$BTC



Why You Can Buy the Bottom but Can’t Sell the Top
Buying the bottom of a low-cap coin is often easier than selling the top because of how markets actually work behind the scenes. When you buy at the bottom, there is usually plenty of liquidity because early sellers are desperate to exit and there are few buyers. Your small order gets filled smoothly and you feel like you timed it perfectly.
The problem starts when the price goes parabolic. A 100x move attracts thousands of retail traders and early investors who all want to sell at the same time. At the “top,” liquidity becomes very thin. There are far fewer real buyers willing to absorb massive sell pressure.
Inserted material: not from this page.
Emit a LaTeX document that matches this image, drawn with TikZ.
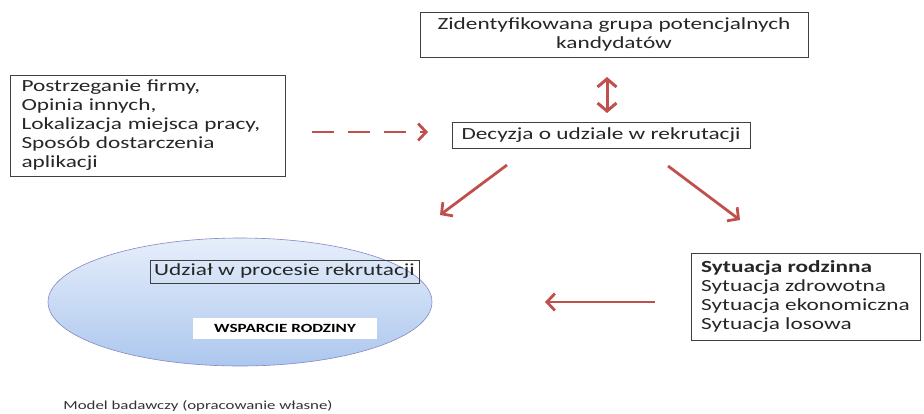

When you hit the market sell button, your order eats through the available buy orders and creates instant slippage. The first sell fills at the high price, but the rest fills much lower, crashing the price in seconds.
Another reason is order book manipulation. Whales and market makers often pull their large buy walls right when price peaks, creating a fake sense of support. When you try to sell, those “buyers” disappear, leaving a liquidity gap. Your order either stays unfilled or gets filled far below your expected price.
There’s also psychology at play. Everyone is greedy at the top and no one wants to buy anymore. Smart money distributes slowly into strength, while late buyers become exit liquidity. That’s why charts often form violent wick candles at the top.
In crypto, making money isn’t just about buying low. It’s about slowly scaling out as price moves up, using limit orders, and respecting liquidity. The top is always chaotic — and that’s why most traders can buy bottoms but rarely sell perfect tops.